インストールが完了したら、プロジェクトディレクトリでAlembicの初期化を行います。プロジェクトのルートディレクトリ(SQLAlchemyのモデルやデータベース関連のコードが置かれている場所)で、以下のコマンドを実行します。

alembic init alembic

このコマンドを実行すると、alembicというディレクトリが生成され、同時にalembic.iniという設定ファイルが作成されます。Alembicの環境やバージョン情報を管理するスクリプト類もこのディレクトリ内に格納されます。マイグレーションを実行する前に、alembic.ini内のデータベース接続情報と、alembic/env.pyファイルにあるSQLAlchemyモデルのメタデータの設定を確認しておきましょう。

マイグレーションの作成と適用

1. マイグレーションスクリプトの作成

新しいマイグレーション(スキーマ変更の単位)を作成するには、alembic revisionコマンドを使用します。

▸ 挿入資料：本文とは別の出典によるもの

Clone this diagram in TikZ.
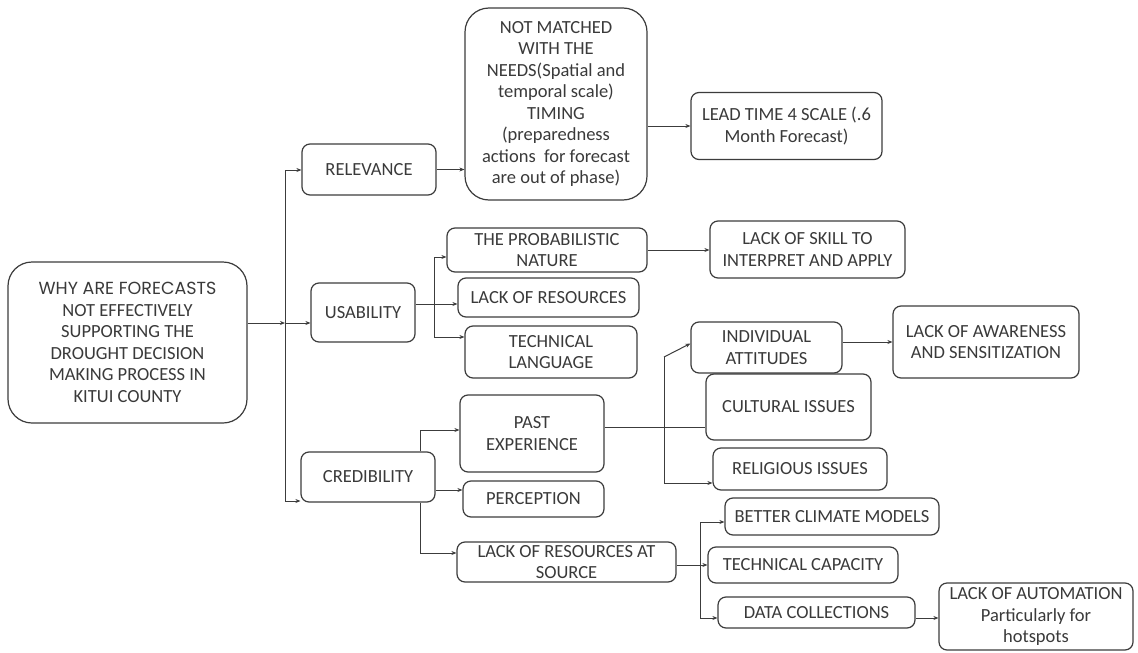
\documentclass[tikz,border=0pt]{standalone}
\usepackage{fontspec}
\setmainfont{Carlito}
\newfontfamily\rootfont{Poppins}
\usetikzlibrary{arrows.meta}
\definecolor{txt}{HTML}{3A3A3A}
\definecolor{edge}{HTML}{3C3C3C}
\tikzset{
  box/.style={draw=edge, line width=1.2pt, rounded corners=8pt, inner sep=0pt, align=center,
    text=txt, font=\fontsize{18.5}{21.5}\selectfont},
  bigbox/.style={box, rounded corners=24pt},
  conn/.style={draw=edge, line width=1pt},
  arr/.style={conn, -{Stealth[length=5pt,width=4pt]}},
}
\newcommand{\bx}[7][box]{\node[#1, minimum width=#5pt, minimum height=#6pt] (#2) at (#3,#4) {#7};}
\begin{document}
\begin{tikzpicture}[x=1pt,y=-1pt]
\useasboundingbox[fill=white] (0,0) rectangle (1138,653);
% nodes
\bx[bigbox]{root}{127.5}{342.5}{239}{161}{\rootfont\fontsize{17.5}{22.3}\selectfont WHY ARE FORECASTS\\NOT EFFECTIVELY\\SUPPORTING THE\\DROUGHT DECISION\\MAKING PROCESS IN\\KITUI COUNTY}
\bx{rel}{369}{169.5}{134}{51}{RELEVANCE}
\bx[bigbox]{nm}{556}{104}{182}{192}{NOT MATCHED\\WITH THE\\NEEDS(Spatial and\\temporal scale)\\TIMING\\(preparedness\\actions\ \ for forecast\\are out of phase)}
\bx{lead}{786.5}{126}{191}{67}{LEAD TIME 4 SCALE (.6\\Month Forecast)}
\bx{usa}{363}{312.5}{104}{59}{USABILITY}
\bx{prob}{547}{250}{200}{44}{THE PROBABILISTIC\\NATURE}
\bx{lres}{548.5}{297.5}{181}{39}{LACK OF RESOURCES}
\bx{tech}{551}{352}{172}{52}{TECHNICAL\\LANGUAGE}
\bx{skill}{807.5}{249.5}{195}{57}{LACK OF SKILL TO\\INTERPRET AND APPLY}
\bx{indiv}{766.5}{347.5}{151}{51}{INDIVIDUAL\\ATTITUDES}
\bx{aware}{986}{342}{186}{72}{LACK OF AWARENESS\\AND SENSITIZATION}
\bx{cult}{788.5}{407}{165}{66}{CULTURAL ISSUES}
\bx{relig}{800}{469}{174}{42}{RELIGIOUS ISSUES}
\bx{cred}{368}{477}{134}{50}{CREDIBILITY}
\bx{past}{532}{433.5}{144}{77}{PAST\\EXPERIENCE}
\bx{perc}{533.5}{499}{141}{36}{PERCEPTION}
\bx{lras}{566.5}{562}{219}{40}{LACK OF RESOURCES AT\\SOURCE}
\bx{better}{832}{516.5}{214}{37}{BETTER CLIMATE MODELS}
\bx{tcap}{803}{565}{190}{36}{TECHNICAL CAPACITY}
\bx{data}{816.5}{612.5}{197}{31}{DATA COLLECTIONS}
\bx{auto}{1036}{616.5}{194}{67}{LACK OF AUTOMATION\\Particularly for\\hotspots}
% helper coordinates
\coordinate (trT) at (285,170);
\coordinate (tr1) at (285,323);
\coordinate (trB) at (285,501);
\coordinate (u1) at (434,304);
\coordinate (u2) at (434,257);
\coordinate (u3) at (434,337);
\coordinate (c1) at (420,430);
\coordinate (c2) at (0,490);
\coordinate (c3) at (420,553);
\coordinate (p1) at (664,427);
\coordinate (p2) at (664,357);
\coordinate (p3) at (664,483);
\coordinate (l1) at (700,565);
\coordinate (l2) at (700,522);
\coordinate (l3) at (700,618);
% connectors
\draw[arr] (root.east |- tr1) -- (tr1);
\draw[conn] (trT) -- (trB);
\draw[arr] (trT) -- (rel.west |- trT);
\draw[arr] (tr1) -- (usa.west |- tr1);
\draw[arr] (trB) -- (cred.west |- trB);
\draw[arr] (rel.east) -- (nm.west |- rel.east);
\draw[arr] (nm.east |- lead) -- (lead.west);
\draw[arr] (usa.east |- u1) -- (lres.west |- u1);
\draw[conn] (u2) -- (u3);
\draw[arr] (u2) -- (prob.west |- u2);
\draw[arr] (u3) -- (tech.west |- u3);
\draw[arr] (prob.east) -- (skill.west |- prob.east);
\draw[arr] (cred.north -| c1) -- (c1) -- (past.west |- c1);
\draw[arr] (cred.east |- c2) -- (perc.west |- c2);
\draw[arr] (cred.south -| c3) -- (c3) -- (lras.west |- c3);
\draw[conn] (past.east |- p1) -- (cult.west |- p1);
\draw[conn] (p2) -- (p3);
\draw[arr] (p2) -- ([yshift=4pt]indiv.west);
\draw[arr] (p3) -- (relig.west |- p3);
\draw[arr] (indiv.east |- aware) -- (aware.west);
\draw[arr] (lras.east |- l1) -- (tcap.west |- l1);
\draw[conn] (l2) -- (l3);
\draw[arr] (l2) -- (better.west |- l2);
\draw[arr] (l3) -- (data.west |- l3);
\draw[arr] (data.east |- l3) -- (auto.west |- l3);
\end{tikzpicture}
\end{document}
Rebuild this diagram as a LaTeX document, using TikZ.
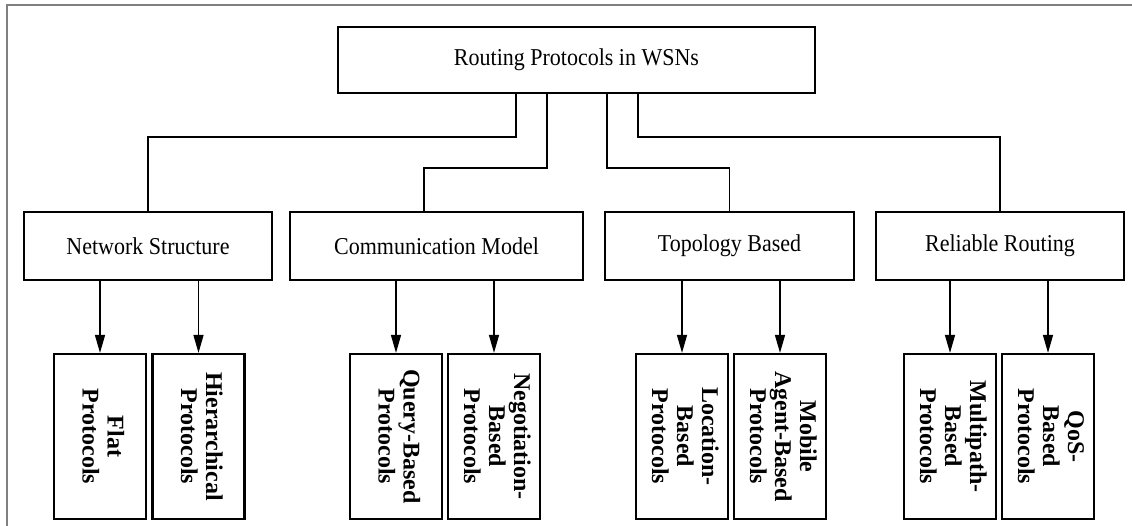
\documentclass[tikz,border=0pt]{standalone}
\usepackage{fontspec}
\usepackage{graphicx}
\setmainfont{Liberation Serif}
\usetikzlibrary{arrows.meta}
\newcommand\vlabel[1]{\rotatebox{-90}{\begin{tabular}{@{}c@{}}#1\end{tabular}}}
\newcommand\hlabel[1]{\scalebox{1}[1.1]{#1}}
\begin{document}
\begin{tikzpicture}[x=1pt,y=-1pt]
\tikzset{
  boxstyle/.style={draw=black, line width=2.2pt, inner sep=0pt, font=\fontsize{22}{24}\selectfont},
  leaf/.style={draw=black, line width=2.2pt, inner sep=0pt, minimum width=92pt, minimum height=165pt, font=\fontsize{24}{25}\selectfont\bfseries},
  link/.style={line width=1.6pt},
  arr/.style={line width=1.4pt, -{Triangle[length=18pt,width=10pt]}},
  frameline/.style={draw=gray, line width=1.5pt}
}
\useasboundingbox (0,0) rectangle (1132,526);
\draw[frameline] (7,526) -- (7,5) -- (1132,5);

\node[boxstyle, minimum width=477pt, minimum height=66pt] (root) at (576.5,60) {\hlabel{Routing Protocols in WSNs}};

\node[boxstyle, minimum width=248pt, minimum height=68pt] (ns) at (148,246) {\hlabel{Network Structure}};
\node[boxstyle, minimum width=293pt, minimum height=68pt] (cm) at (436.5,246) {\hlabel{Communication Model}};
\node[boxstyle, minimum width=249pt, minimum height=68pt] (tb) at (729.5,246) {\hlabel{Topology Based}};
\node[boxstyle, minimum width=248pt, minimum height=68pt] (rr) at (1000,246) {\hlabel{Reliable Routing}};

\node[leaf] (flat) at (100,436.5) {\vlabel{Flat\\Protocols}};
\node[leaf] (hier) at (198.5,436.5) {\vlabel{Hierarchical\\Protocols}};
\node[leaf] (query) at (396,436.5) {\vlabel{Query-Based\\Protocols}};
\node[leaf] (nego) at (494,436.5) {\vlabel{Negotiation-\\Based\\Protocols}};
\node[leaf] (loc) at (682,436.5) {\vlabel{Location-\\Based\\Protocols}};
\node[leaf] (mob) at (780,436.5) {\vlabel{Mobile\\Agent-Based\\Protocols}};
\node[leaf] (multi) at (950,436.5) {\vlabel{Multipath-\\Based\\Protocols}};
\node[leaf] (qos) at (1048,436.5) {\vlabel{QoS-\\Based\\Protocols}};

\coordinate (c1) at (516,137);
\coordinate (c2) at (547,168);
\coordinate (c3) at (607,168);
\coordinate (c4) at (638,137);
\coordinate (cmin) at (424,212);

\draw[link] (root.south -| c1) -- (c1) -| (ns.north);
\draw[link] (root.south -| c2) -- (c2) -| (cmin);
\draw[link] (root.south -| c3) -- (c3) -| (tb.north);
\draw[link] (root.south -| c4) -- (c4) -| (rr.north);

\draw[arr] (ns.south -| flat.north) -- (flat.north);
\draw[arr] (ns.south -| hier.north) -- (hier.north);
\draw[arr] (cm.south -| query.north) -- (query.north);
\draw[arr] (cm.south -| nego.north) -- (nego.north);
\draw[arr] (tb.south -| loc.north) -- (loc.north);
\draw[arr] (tb.south -| mob.north) -- (mob.north);
\draw[arr] (rr.south -| multi.north) -- (multi.north);
\draw[arr] (rr.south -| qos.north) -- (qos.north);
\end{tikzpicture}
\end{document}
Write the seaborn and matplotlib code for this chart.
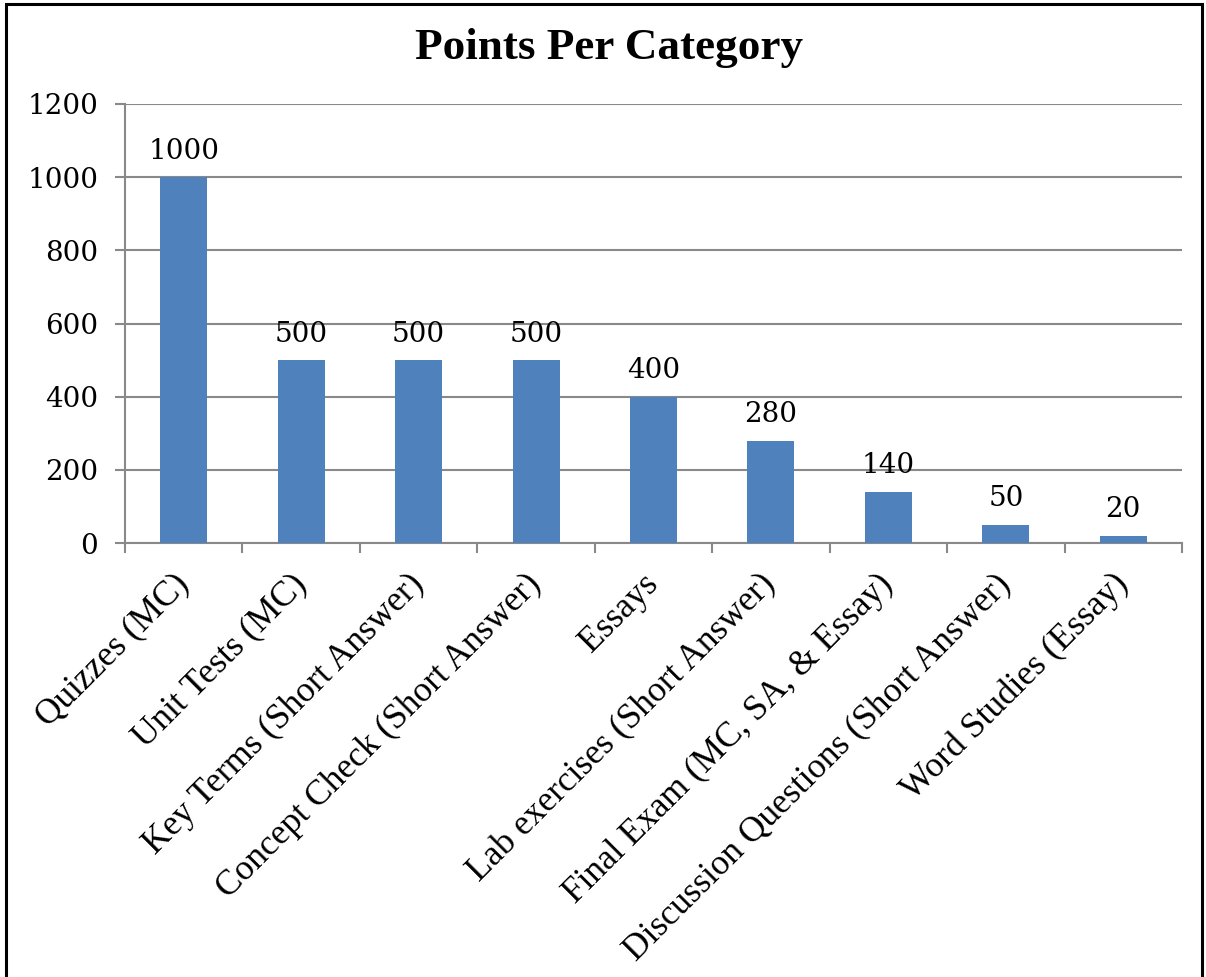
import matplotlib
matplotlib.use("Agg")
import matplotlib.pyplot as plt
from matplotlib.patches import Rectangle
import seaborn as sns
import pandas as pd
import numpy as np

categories = [
    "Quizzes (MC)",
    "Unit Tests (MC)",
    "Key Terms (Short Answer)",
    "Concept Check (Short Answer)",
    "Essays",
    "Lab exercises (Short Answer)",
    "Final Exam (MC, SA, & Essay)",
    "Discussion Questions (Short Answer)",
    "Word Studies (Essay)",
]
points = [1000, 500, 500, 500, 400, 280, 140, 50, 20]
yticks = [0, 200, 400, 600, 800, 1000, 1200]
title = "Points Per Category"

df = pd.DataFrame({"Category": categories, "Points": points})

sns.set_theme(style="white")
plt.rcParams["text.color"] = "black"
W, H = 1206, 977
fig = plt.figure(figsize=(W / 100, H / 100), dpi=100)
ax = fig.add_axes([125 / W, 1 - 543 / H, (1182 - 125) / W, (543 - 104) / H])

sns.barplot(data=df, x="Category", y="Points", color="#4F81BD", width=0.4,
            saturation=1, linewidth=0, ax=ax, zorder=3)

grid_col = "#898989"
ax.set_xlim(-0.5, len(categories) - 0.5)
ax.set_ylim(0, 1200)
ax.set_yticks(yticks)
ax.set_yticklabels([str(v) for v in yticks], fontfamily="DejaVu Serif",
                   fontsize=20, color="black")
ax.yaxis.grid(True, color=grid_col, linewidth=1.5, zorder=0)
ax.xaxis.grid(False)
ax.set_xlabel("")
ax.set_ylabel("")

for s in ["top", "right"]:
    ax.spines[s].set_visible(False)
for s in ["left", "bottom"]:
    ax.spines[s].set_color(grid_col)
    ax.spines[s].set_linewidth(1.5)

ax.tick_params(axis="y", which="major", left=True, length=7.2, width=1.5,
               color=grid_col, pad=12, labelcolor="black")
ax.set_xticks(np.arange(-0.5, len(categories)), minor=True)
ax.tick_params(axis="x", which="minor", bottom=True, length=7.2, width=1.5,
               color=grid_col)
ax.tick_params(axis="x", which="major", length=0, pad=26)
ax.set_xticks(range(len(categories)))
ax.set_xticklabels(categories, rotation=45, ha="right", va="center",
                   rotation_mode="anchor", fontfamily="Liberation Serif",
                   fontsize=25.5, color="black")

for i, v in enumerate(points):
    ax.annotate(str(v), (i, v), xytext=(0, 9), textcoords="offset points",
                ha="center", va="bottom", fontfamily="DejaVu Serif",
                fontsize=20, color="black")

fig.text(609 / W, 1 - 48 / H, title, ha="center", va="center", color="black",
         fontfamily="Liberation Serif", fontweight="bold", fontsize=32.5)

border = Rectangle((6 / W, -0.05), (W - 10) / W, 1 - 4 / H + 0.05,
                   transform=fig.transFigure, fill=False, edgecolor="black",
                   linewidth=2.2)
fig.patches.append(border)

fig.savefig("out.png", dpi=100)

以下の例では、ユーザー用のテーブルを作成するマイグレーションスクリプトを生成します。

alembic revision --autogenerate -m "create users table"

上記の-mオプションにはマイグレーションの概要を記述し、--autogenerateフラグを付けると、現在のデータベースやSQLAlchemyモデルとの比較情報をもとに自動生成を行います。コマンド実行後、alembic/versionsディレクトリに新しいファイルが作成されます。ファイル名にはユニークなIDと、先ほど指定したメッセージが含まれます。作成されたスクリプトの中身を確認し、必要に応じて修正すると良いでしょう。

2. マイグレーションの適用

作成したマイグレーションスクリプトをデータベースに適用し、スキーマを更新するには、alembic upgradeコマンドを実行します。

alembic upgrade head

Alembicでは**head**というキーワードが、最新のマイグレーション(最終的なバージョン)を指します。このコマンドによって、新しく作成したマイグレーションが適用され、データベースのスキーマが最新状態にアップグレードされます。

よく使われるコマンド一覧

コマンド 説明
alembic init alembic Alembicの初期設定を行い、必要なファイルやディレクトリを生成する
alembic revision -m "メッセージ" 新しいマイグレーションスクリプトを作成する(--autogenerateで自動生成も可)
alembic upgrade head すべての未適用マイグレーションを実行して、データベースを最新にアップグレード
alembic downgrade -1 直前のマイグレーションを取り消し、1つ前のバージョンにダウングレードする
alembic history マイグレーションの履歴を一覧表示し、各リビジョンのIDやメッセージを確認する

たとえば、最近加えた変更を取り消したいときはalembic downgrade -1を使うことで、最新バージョンからひとつ前の状態に戻せます。alembic historyコマンドは、これまでのマイグレーション履歴を確認したり、各バージョンが適用済みかどうかを調べたりするのに便利です。

まとめ

Alembicを使うことで、Pythonアプリケーションのデータベーススキーマを安全かつ管理しやすい方法で更新できます。マイグレーションスクリプトをバージョン管理することにより、コードの変更と連動しながらデータベース構造を進化させることが可能です。本記事では、Alembicの基本的な使い方として、インストール・初期設定・マイグレーションの作成方法・よく使うコマンドなどを紹介しました。実際にプロジェクトに導入し、複数回スキーマ変更を行いながら操作に慣れていくことで、Alembicの恩恵を最大限に得られるようになるでしょう。